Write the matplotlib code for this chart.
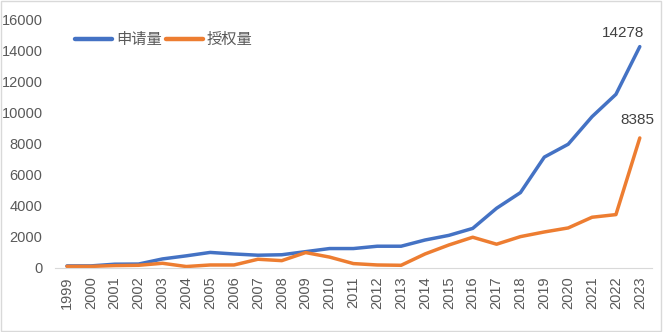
import numpy as np
import matplotlib
matplotlib.use('Agg')
from matplotlib import pyplot as plt
from matplotlib.patches import Rectangle

plt.rcParams['font.family'] = ['Liberation Sans', 'Noto Sans CJK SC', 'DejaVu Sans']

years = list(range(1999, 2024))
applications = [130, 130, 240, 250, 580, 780, 1000, 900, 820, 850, 1050, 1250,
                1250, 1400, 1400, 1800, 2100, 2550, 3850, 4860, 7150, 7980, 9760,
                11200, 14278]
grants = [100, 100, 150, 170, 300, 90, 190, 190, 560, 470, 990, 700,
          280, 190, 170, 900, 1480, 1980, 1530, 2020, 2320, 2580, 3270,
          3440, 8385]

blue = '#4472C4'
orange = '#ED7D31'
grey = '#595959'

fig = plt.figure(figsize=(6.63, 3.32), dpi=100)
ax = fig.add_axes([0.083, 0.193, 0.9, 0.747])

x = np.arange(len(years))
ax.plot(x, applications, color=blue, lw=2.5, solid_capstyle='round', label='申请量')
ax.plot(x, grants, color=orange, lw=2.5, solid_capstyle='round', label='授权量')

# label the final values
ax.annotate(str(applications[-1]), (x[-1], applications[-1]), xytext=(-12, 5),
            textcoords='offset points', ha='center', va='bottom', fontsize=11, color='#404040')
ax.annotate(str(grants[-1]), (x[-1], grants[-1]), xytext=(-2, 8),
            textcoords='offset points', ha='center', va='bottom', fontsize=11, color='#404040')

ax.set_xlim(-0.5, len(years) - 0.5)
ax.set_ylim(0, 16000)
ax.set_yticks(range(0, 16001, 2000))
ax.set_xticks(x)
ax.set_xticklabels([str(y) for y in years], rotation=90)
ax.tick_params(axis='both', length=0, labelsize=10.5, labelcolor=grey)
ax.tick_params(axis='x', pad=6)
ax.tick_params(axis='y', pad=9)
for side in ['top', 'right', 'left']:
    ax.spines[side].set_visible(False)
ax.spines['bottom'].set_color('#D9D9D9')

leg = ax.legend(loc='upper left', bbox_to_anchor=(0.011, 1.01), ncol=2, frameon=False,
                handlelength=2.4, handletextpad=0.25, columnspacing=0.3,
                prop={'family': ['Noto Sans CJK SC', 'DejaVu Sans'], 'size': 11})
for txt in leg.get_texts():
    txt.set_color(grey)
for line in leg.get_lines():
    line.set_linewidth(3.2)

# light frame round the whole chart
fig.patches.append(Rectangle((0.002, 0.003), 0.995, 0.993, transform=fig.transFigure,
                             fill=False, edgecolor='#D9D9D9', lw=1))

fig.savefig('out.png', dpi=100)
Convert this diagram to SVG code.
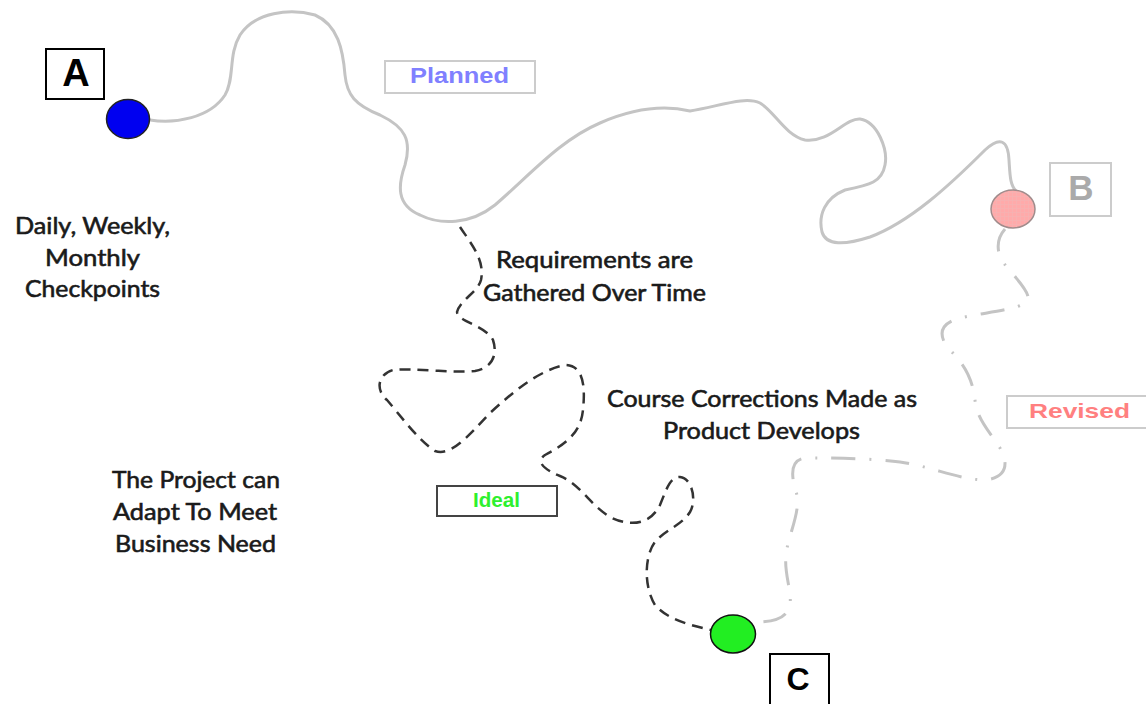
+++
Short task
Can the lines from the start of the records through the line with "plt.rcParams['font.family'] = ['Liberation" be given again exactly, with the pictures left out?

In response
Write the matplotlib code for this chart.
import numpy as np
import matplotlib
matplotlib.use('Agg')
from matplotlib import pyplot as plt
from matplotlib.patches import Rectangle

plt.rcParams['font.family'] = ['Liberation Sans', 'Noto Sans CJK SC', 'DejaVu Sans']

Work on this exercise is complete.